Portrait Performance: The Standout Feature
In portrait generation at 35mm to 85mm focal lengths, HappyHorse 1.0 demonstrates a clear advantage. Background bokeh effects are natural, and the preservation of skin texture and facial expression details is notably high. Multiple testers noted that the model’s generated faces have moved past the “obviously fake” look — micro-expressions and eye movement changes appear relatively authentic.
This makes the model particularly well-suited for:
- Character MV production
- Emotional short-form videos
- Portrait close-up shots
- Youth idol drama-style content
Audio-Video Joint Generation: Accurate Lip Sync
HappyHorse 1.0’s audio-video synchronization performed reliably in testing. In Chinese-English mixed dialogue scenarios, lip-to-speech matching was accurate, and ambient sound generation was natural. This feature significantly reduces the workload for post-production dubbing and lip alignment, making it especially friendly for short drama productions requiring heavy dialogue content.

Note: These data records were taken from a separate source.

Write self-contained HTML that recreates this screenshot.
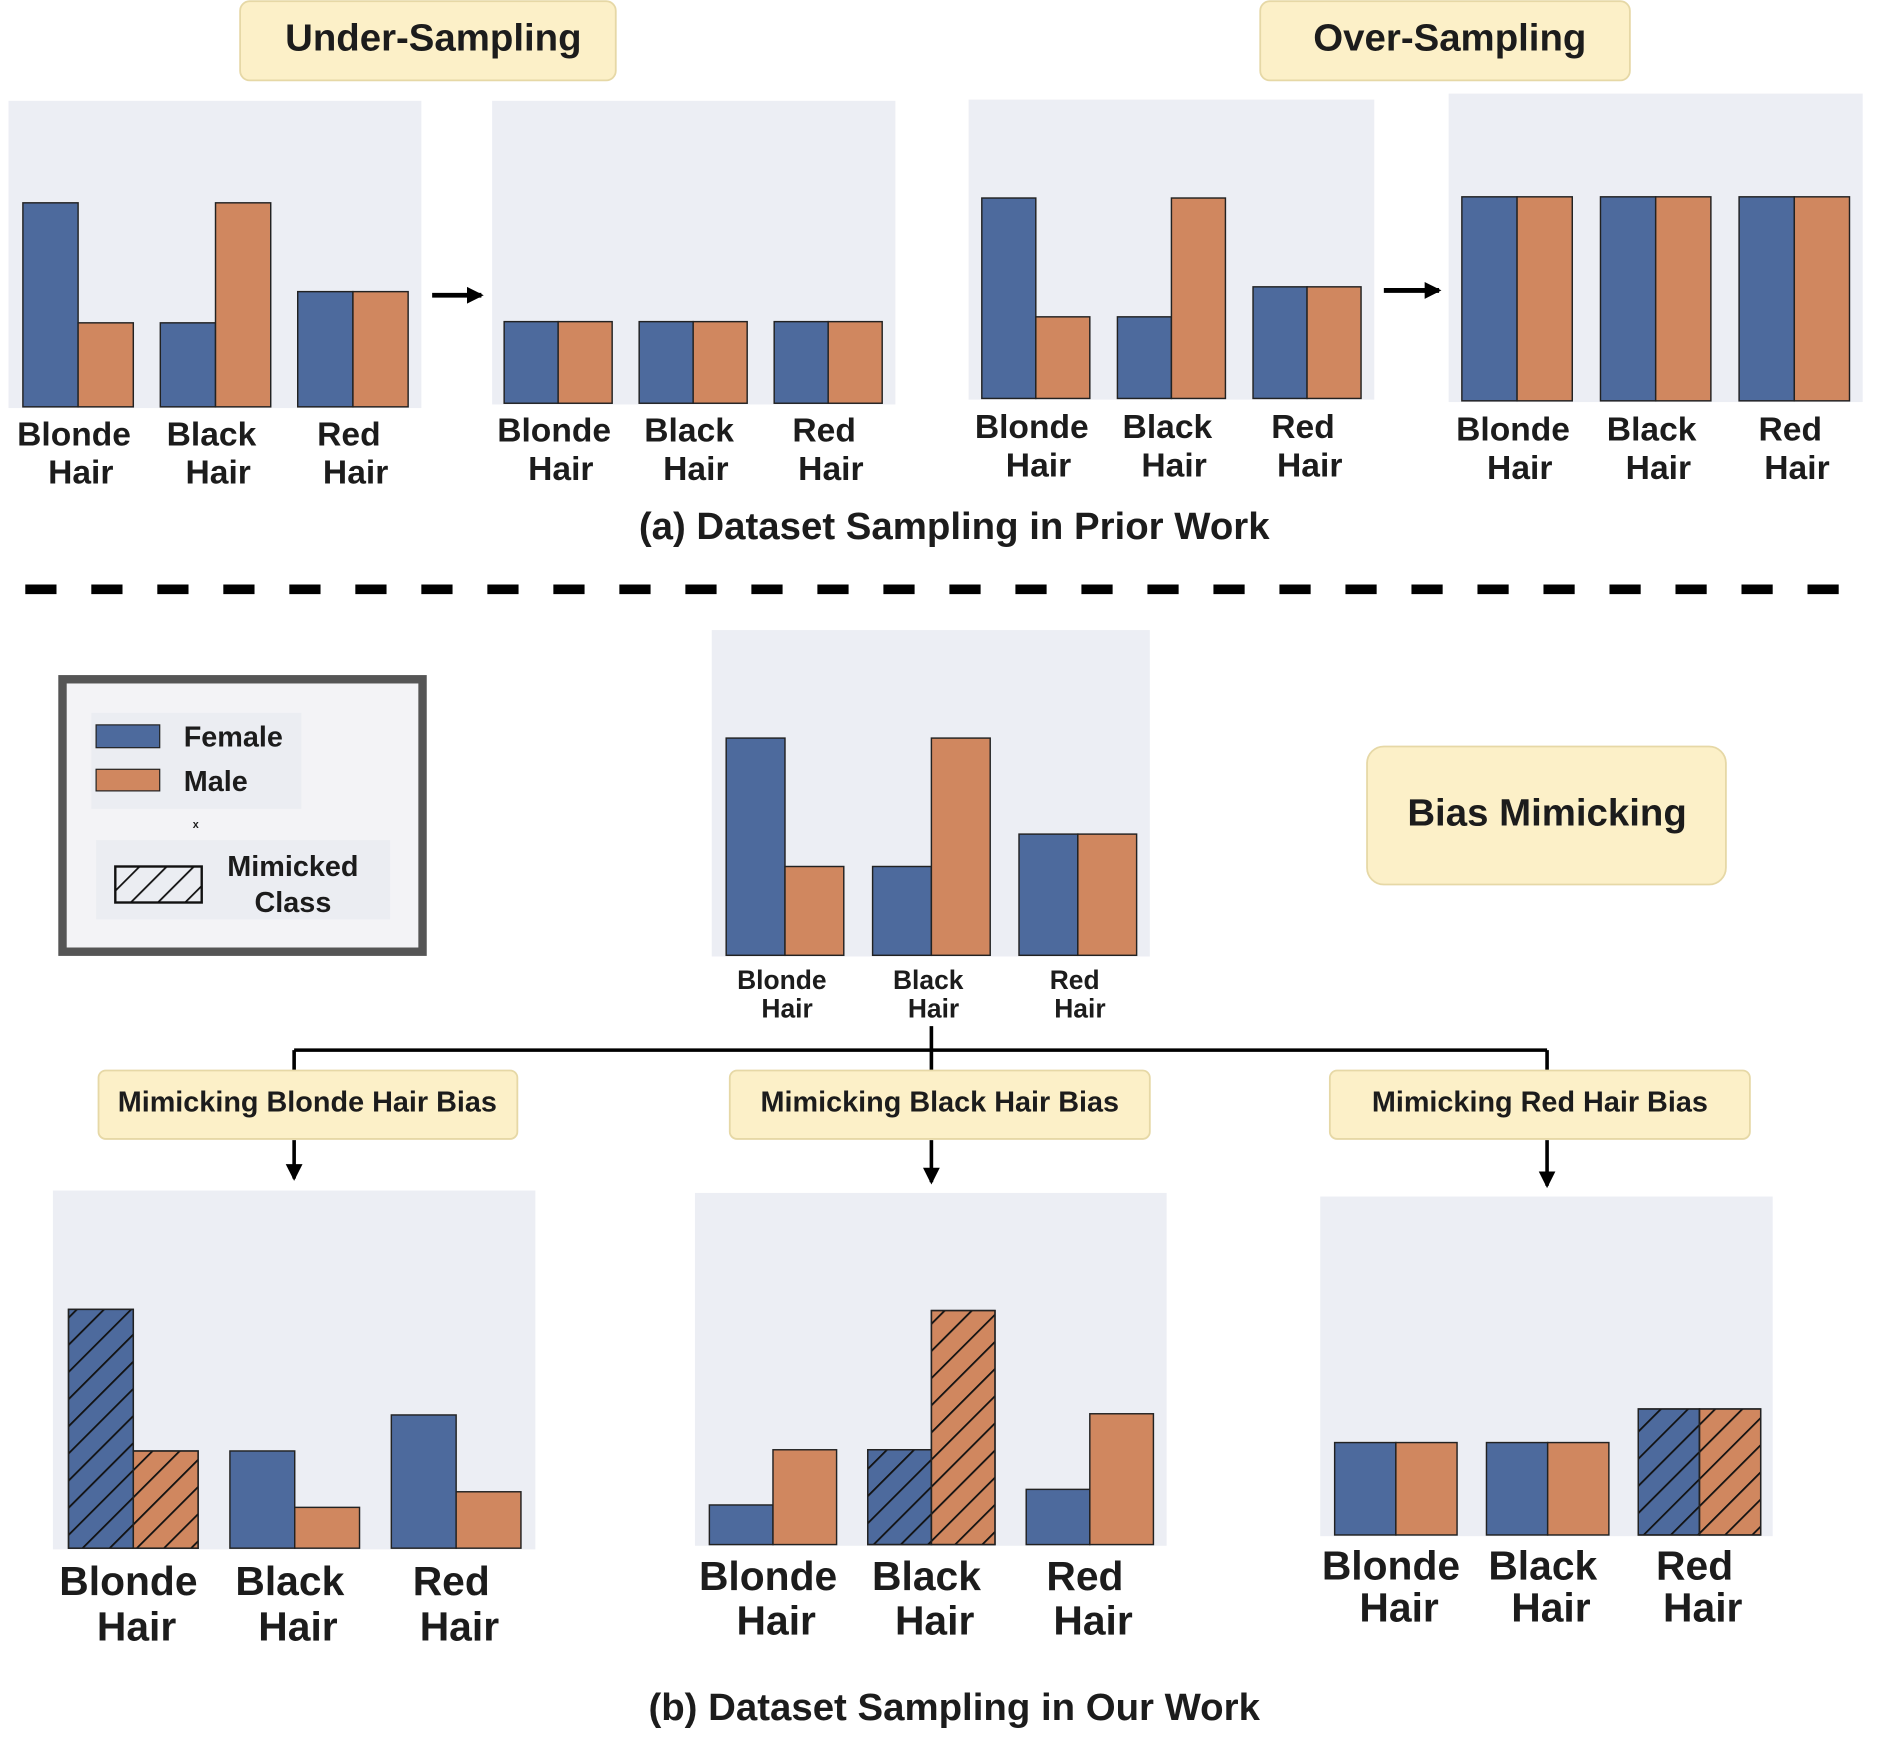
<!DOCTYPE html>
<html><head><meta charset="utf-8"><style>
html,body{margin:0;padding:0;background:#fff}
svg{display:block}
text{font-family:"Liberation Sans",sans-serif;font-weight:bold;fill:#1c1c1c}
</style></head><body>
<svg id="fig" width="1882" height="1751" viewBox="0 0 1568 1459" xmlns="http://www.w3.org/2000/svg">
<defs>
<pattern id="hatch" patternUnits="userSpaceOnUse" width="16" height="16" patternTransform="rotate(45)">
<line x1="0" y1="0" x2="0" y2="16" stroke="#111" stroke-width="3"/>
</pattern>
<marker id="ah" markerUnits="userSpaceOnUse" markerWidth="16" markerHeight="16" refX="12" refY="8" orient="auto"><path d="M0,1 L14,8 L0,15 z" fill="#000"/></marker>
</defs>
<g id="top-titles">
<rect x="200" y="1" width="313" height="66" rx="8" fill="#fcf0c8" stroke="#e6d8a6" stroke-width="1.5"/>
<text x="361" y="42" font-size="32" text-anchor="middle">Under-Sampling</text>
<rect x="1050" y="1" width="308" height="66" rx="8" fill="#fcf0c8" stroke="#e6d8a6" stroke-width="1.5"/>
<text x="1208" y="42" font-size="32" text-anchor="middle">Over-Sampling</text>
<text x="795" y="449" font-size="32" text-anchor="middle">(a) Dataset Sampling in Prior Work</text>
<line x1="21" y1="491" x2="1533" y2="491" stroke="#000" stroke-width="8" stroke-dasharray="26 29"/>
<line x1="360" y1="246" x2="401" y2="246" stroke="#000" stroke-width="4" marker-end="url(#ah)"/>
<line x1="1153" y1="242" x2="1199" y2="242" stroke="#000" stroke-width="4" marker-end="url(#ah)"/>
</g>
<g>
<rect x="52" y="566" width="300" height="227" fill="#f3f3f6" stroke="#555" stroke-width="7"/>
<rect x="76" y="594" width="175" height="80" fill="#ebedf2"/>
<rect x="80" y="604" width="53" height="19" fill="#4d6a9d" stroke="#222" stroke-width="1"/>
<text x="153" y="622" font-size="24">Female</text>
<rect x="80" y="641" width="53" height="18" fill="#d0875f" stroke="#222" stroke-width="1"/>
<text x="153" y="659" font-size="24">Male</text>
<text x="163" y="690" font-size="9" text-anchor="middle">x</text>
<rect x="80" y="700" width="245" height="66" fill="#ebedf2"/>
<rect x="96" y="722" width="72" height="30" fill="url(#hatch)" stroke="#111" stroke-width="2"/>
<text x="244" y="730" font-size="24" text-anchor="middle">Mimicked</text>
<text x="244" y="760" font-size="24" text-anchor="middle">Class</text>
</g>
<rect x="1139" y="622" width="299" height="115" rx="14" fill="#fcf0c8" stroke="#e6d8a6" stroke-width="1.5"/>
<text x="1289" y="688" font-size="32" text-anchor="middle">Bias Mimicking</text>
<g id="tree" stroke="#000" stroke-width="3" fill="none">
<line x1="776" y1="855" x2="776" y2="892"/>
<line x1="245" y1="875" x2="1289" y2="875"/>
<line x1="245" y1="875" x2="245" y2="892"/>
<line x1="1289" y1="875" x2="1289" y2="892"/>
<line x1="245" y1="950" x2="245" y2="982" marker-end="url(#ah)"/>
<line x1="776" y1="950" x2="776" y2="985" marker-end="url(#ah)"/>
<line x1="1289" y1="950" x2="1289" y2="988" marker-end="url(#ah)"/>
</g>
<rect x="82" y="892" width="349" height="57" rx="6" fill="#fcf0c8" stroke="#e6d8a6" stroke-width="1.5"/>
<text x="256" y="926" font-size="24" text-anchor="middle">Mimicking Blonde Hair Bias</text>
<rect x="608" y="892" width="350" height="57" rx="6" fill="#fcf0c8" stroke="#e6d8a6" stroke-width="1.5"/>
<text x="783" y="926" font-size="24" text-anchor="middle">Mimicking Black Hair Bias</text>
<rect x="1108" y="892" width="350" height="57" rx="6" fill="#fcf0c8" stroke="#e6d8a6" stroke-width="1.5"/>
<text x="1283" y="926" font-size="24" text-anchor="middle">Mimicking Red Hair Bias</text>
<text x="795" y="1433" font-size="32" text-anchor="middle">(b) Dataset Sampling in Our Work</text>
<g id="panels"></g>
</svg>
<script>
// data: bar heights (arbitrary units), categories
const categories = ["Blonde", "Black", "Red"];
const p1Female = [170, 70, 96];
const p1Male = [70, 170, 96];
const p2Female = [68, 68, 68];
const p2Male = [68, 68, 68];
const p3Female = [167, 68, 93];
const p3Male = [68, 167, 93];
const p4Female = [170, 170, 170];
const p4Male = [170, 170, 170];
const centerFemale = [181, 74, 101];
const centerMale = [74, 181, 101];
const b1Female = [199, 81, 111];
const b1Male = [81, 34, 47];
const b2Female = [33, 79, 46];
const b2Male = [79, 195, 109];
const b3Female = [77, 77, 105];
const b3Male = [77, 77, 105];
const b1Hatch = [true, false, false];
const b2Hatch = [false, true, false];
const b3Hatch = [false, false, true];

const NS = "http://www.w3.org/2000/svg";
const root = document.getElementById('panels');
function mk(tag, attrs, parent){const e=document.createElementNS(NS,tag);for(const k in attrs)e.setAttribute(k,attrs[k]);parent.appendChild(e);return e;}

function panel(name, cfg, fem, mal, hatch){
  const g = mk('g', {}, root);
  
  
  const bg = mk('rect', {x:cfg.x, y:cfg.y, width:cfg.w, height:cfg.h, fill:'#eceef4'}, g);
  
  
  const yScale = v => cfg.base - v * cfg.k;
  categories.forEach((c, i) => {
    const gx = cfg.g0 + i * cfg.gs;
    [[fem[i], '#4d6a9d', 0, 'female'], [mal[i], '#d0875f', 1, 'male']].forEach(([v, col, j, s]) => {
      const top = yScale(v);
      const r = mk('rect', {x:gx + j*cfg.bw, y:top, width:cfg.bw, height:cfg.base-top, fill:col, stroke:'#222', 'stroke-width':1.2}, g);
      
      
      if (hatch && hatch[i]) mk('rect', {x:gx + j*cfg.bw, y:top, width:cfg.bw, height:cfg.base-top, fill:'url(#hatch)', stroke:'#222', 'stroke-width':1.2}, g);
    });
    const cx = gx + cfg.bw;
    const t1 = mk('text', {x:cx - cfg.fs*0.12, y:cfg.ly, 'font-size':cfg.fs, 'text-anchor':'middle'}, g);
    t1.textContent = c;
    
    
    const t2 = mk('text', {x:cx + cfg.fs*0.08, y:cfg.ly + cfg.lh, 'font-size':cfg.fs, 'text-anchor':'middle'}, g);
    t2.textContent = 'Hair';
    
    
  });
}
panel('panel-original-under', {x:7,y:84,w:344,h:256,base:339,k:1,g0:19,gs:114.5,bw:46,ly:371,lh:32,fs:28}, p1Female, p1Male);
panel('panel-under-sampled', {x:410,y:84,w:336,h:253,base:336,k:1,g0:420,gs:112.5,bw:45,ly:368,lh:32,fs:28}, p2Female, p2Male);
panel('panel-original-over', {x:807,y:83,w:338,h:250,base:332,k:1,g0:818,gs:113,bw:45,ly:365,lh:32,fs:28}, p3Female, p3Male);
panel('panel-over-sampled', {x:1207,y:78,w:345,h:257,base:334,k:1,g0:1218,gs:115.5,bw:46,ly:367,lh:32,fs:28}, p4Female, p4Male);
panel('panel-center-original', {x:593,y:525,w:365,h:272,base:796,k:1,g0:605,gs:122,bw:49,ly:824,lh:24,fs:22}, centerFemale, centerMale, null);
panel('panel-mimic-blonde', {x:44,y:992,w:402,h:299,base:1290,k:1,g0:57,gs:134.5,bw:54,ly:1329,lh:38,fs:34}, b1Female, b1Male, b1Hatch);
panel('panel-mimic-black', {x:579,y:994,w:393,h:294,base:1287,k:1,g0:591,gs:132,bw:53,ly:1325,lh:37,fs:34}, b2Female, b2Male, b2Hatch);
panel('panel-mimic-red', {x:1100,y:997,w:377,h:283,base:1279,k:1,g0:1112,gs:126.5,bw:51,ly:1316,lh:35,fs:34}, b3Female, b3Male, b3Hatch);
</script>
</body></html>
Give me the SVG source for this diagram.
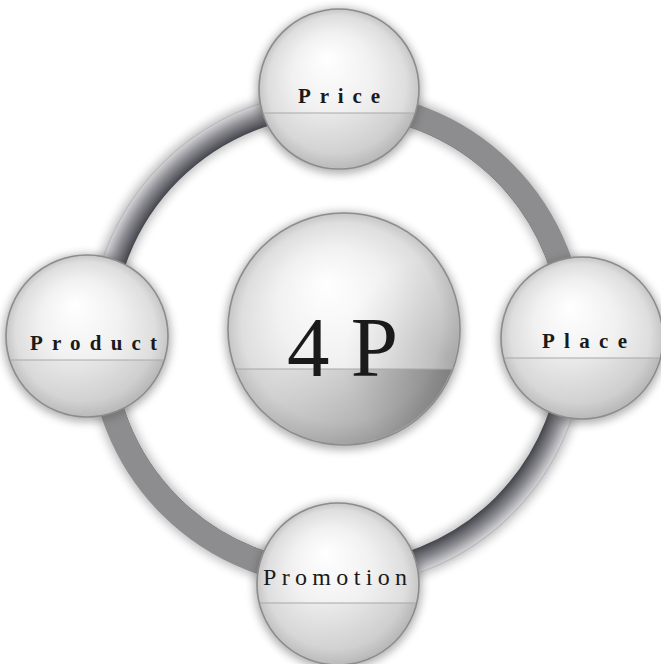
<svg xmlns="http://www.w3.org/2000/svg" width="661" height="664" viewBox="0 0 661 664">
<style>
.sph{fill:url(#sphG);stroke:#8c8c8c;stroke-width:1.6}
.low{fill:url(#lowG)}
.shd{fill:#555;opacity:.45;filter:url(#blur)}
.div{stroke:#a8a8a8;stroke-width:1}
.lbl{font-family:"Liberation Serif","DejaVu Serif",serif;font-weight:bold;font-size:21px;fill:#1a1a1a}
.lblr{font-family:"Liberation Serif","DejaVu Serif",serif;font-size:24px;fill:#1a1a1a}
</style>
<defs>
<filter id="blur" x="-30%" y="-30%" width="160%" height="160%"><feGaussianBlur stdDeviation="4"/></filter>
<filter id="blur2" x="-20%" y="-20%" width="140%" height="140%"><feGaussianBlur stdDeviation="5"/></filter>
<radialGradient id="sphG" cx="0.5" cy="0.5" r="0.5" fx="0.42" fy="0.3">
<stop offset="0" stop-color="#ffffff"/>
<stop offset="0.5" stop-color="#f1f1f1"/>
<stop offset="0.86" stop-color="#dedede"/>
<stop offset="1" stop-color="#c6c6c6"/>
</radialGradient>
<linearGradient id="lowG" x1="0" y1="0" x2="1" y2="1">
<stop offset="0" stop-color="#000" stop-opacity="0"/>
<stop offset="0.5" stop-color="#000" stop-opacity="0.03"/>
<stop offset="1" stop-color="#000" stop-opacity="0.1"/>
</linearGradient>
<linearGradient id="lowC" x1="0" y1="0" x2="1" y2="0.5">
<stop offset="0" stop-color="#000" stop-opacity="0"/>
<stop offset="0.45" stop-color="#000" stop-opacity="0.05"/>
<stop offset="1" stop-color="#000" stop-opacity="0.26"/>
</linearGradient>
<radialGradient id="sideC" cx="0.95" cy="0.62" r="0.45">
<stop offset="0" stop-color="#000" stop-opacity="0.16"/>
<stop offset="1" stop-color="#000" stop-opacity="0"/>
</radialGradient>
<radialGradient id="ringG" gradientUnits="userSpaceOnUse" cx="337" cy="339" r="249">
<stop offset="0.9" stop-color="#45454d"/>
<stop offset="0.95" stop-color="#8c8c92"/>
<stop offset="0.99" stop-color="#cfcfd3"/>
<stop offset="1" stop-color="#9a9a9e"/>
</radialGradient>
<clipPath id="cPrice"><rect x="250" y="113" width="180" height="70"/></clipPath>
<clipPath id="cProduct"><rect x="0" y="360" width="180" height="70"/></clipPath>
<clipPath id="cPlace"><rect x="490" y="358" width="180" height="70"/></clipPath>
<clipPath id="cPromo"><rect x="250" y="603" width="180" height="70"/></clipPath>
<clipPath id="cCenter"><rect x="220" y="369" width="250" height="100"/></clipPath>
</defs>
<rect width="661" height="664" fill="#fff"/>
<g id="connectors">
<circle cx="337" cy="339" r="236" fill="none" stroke="#444" stroke-width="30" opacity="0.35" filter="url(#blur2)"/>
<circle cx="337" cy="339" r="236" fill="none" stroke="url(#ringG)" stroke-width="24"/>
<path d="M337,103 A236,236 0 0 1 573,339" fill="none" stroke="#8d8d8f" stroke-width="24"/>
<path d="M337,575 A236,236 0 0 1 101,339" fill="none" stroke="#8d8d8f" stroke-width="24"/>
</g>
<g id="center">
<circle class="shd" cx="344" cy="331" r="119"/>
<circle class="sph" cx="344" cy="329" r="116"/>
<circle fill="url(#sideC)" cx="344" cy="329" r="115"/>
<circle fill="url(#lowC)" cx="344" cy="329" r="115" clip-path="url(#cCenter)"/>
<line class="div" x1="236" y1="369" x2="452" y2="369" stroke="#e2e2e2"/>
<text x="287" y="376" font-family="Liberation Serif, DejaVu Serif, serif" font-size="85" fill="#1a1a1a" textLength="111" lengthAdjust="spacing">4 P</text>
</g>
<g id="price">
<circle class="shd" cx="339" cy="91" r="83"/>
<circle class="sph" cx="339" cy="89" r="80"/>
<circle class="low" cx="339" cy="89" r="79" clip-path="url(#cPrice)"/>
<line class="div" x1="264" y1="113" x2="414" y2="113"/>
<text class="lbl" x="298" y="103" textLength="82" lengthAdjust="spacing">Price</text>
</g>
<g id="product">
<circle class="shd" cx="87" cy="338" r="84"/>
<circle class="sph" cx="87" cy="336" r="81"/>
<circle class="low" cx="87" cy="336" r="80" clip-path="url(#cProduct)"/>
<line class="div" x1="10" y1="360" x2="164" y2="360" stroke="#c8c8c8"/>
<text class="lbl" x="30" y="350" textLength="127" lengthAdjust="spacing">Product</text>
</g>
<g id="place">
<circle class="shd" cx="582" cy="340" r="84"/>
<circle class="sph" cx="582" cy="338" r="81"/>
<circle class="low" cx="582" cy="338" r="80" clip-path="url(#cPlace)"/>
<line class="div" x1="504" y1="358" x2="660" y2="358" stroke="#e0e0e0"/>
<text class="lbl" x="542" y="348" textLength="85" lengthAdjust="spacing">Place</text>
</g>
<g id="promotion">
<circle class="shd" cx="338" cy="586" r="84"/>
<circle class="sph" cx="338" cy="584" r="81"/>
<circle class="low" cx="338" cy="584" r="80" clip-path="url(#cPromo)"/>
<line class="div" x1="260" y1="603" x2="416" y2="603" stroke="#d8d8d8"/>
<text class="lblr" x="263" y="585" textLength="144" lengthAdjust="spacing">Promotion</text>
</g>
</svg>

Complex Prompt Parsing: Powerful But Demanding
The model supports prompts up to 800 words and can parse detailed instructions for camera movement, stylistic atmosphere, and scene transitions. However, multiple users reported that prompt quality has a greater impact on output than with previous models. When descriptions lack precision, the model tends to overfit or deviate from expectations.
HappyHorse 1.0 can be understood as a “brilliant specialist” — excellent in specific scenarios, but with higher demands on input quality.
Weaknesses
Large-scene character composition is the model’s clear weakness. When characters are placed against expansive backgrounds, there are occasional unnatural merges between character and environment, with some test cases showing overfitting. For projects requiring grand narrative scenes, it’s advisable to pair this model with alternatives.
Comparison with Seedance 2.0
Based on third-party comparison testing, HappyHorse 1.0 outperforms Seedance 2.0 in:
- Character facial naturalness
- Texture detail and temporal consistency
- Lip sync accuracy
- Sharpness in short-duration (3-5 second) clips
Seedance 2.0 retains some advantages in large-scene composition and complex camera movement.
Pricing and Value
During the gray-scale testing period, some platforms offer free credits or limited-time discounts. At APIMart’s pricing standard, each generation consumes approximately 90 credits. Considering output quality and duration, the cost-performance ratio sits at an above-average level among current video generation models.
Verdict
HappyHorse 1.0 is an excellent choice for character-driven narrative video generation, particularly suited for short dramas, MVs, and emotional content production. If you need large-scale scenes with complex camera movement, consider waiting for future version optimizations or pairing with alternative models.
For teams producing overseas short dramas or export-oriented content, the model’s facial generation quality and lip sync capabilities offer significant commercial value.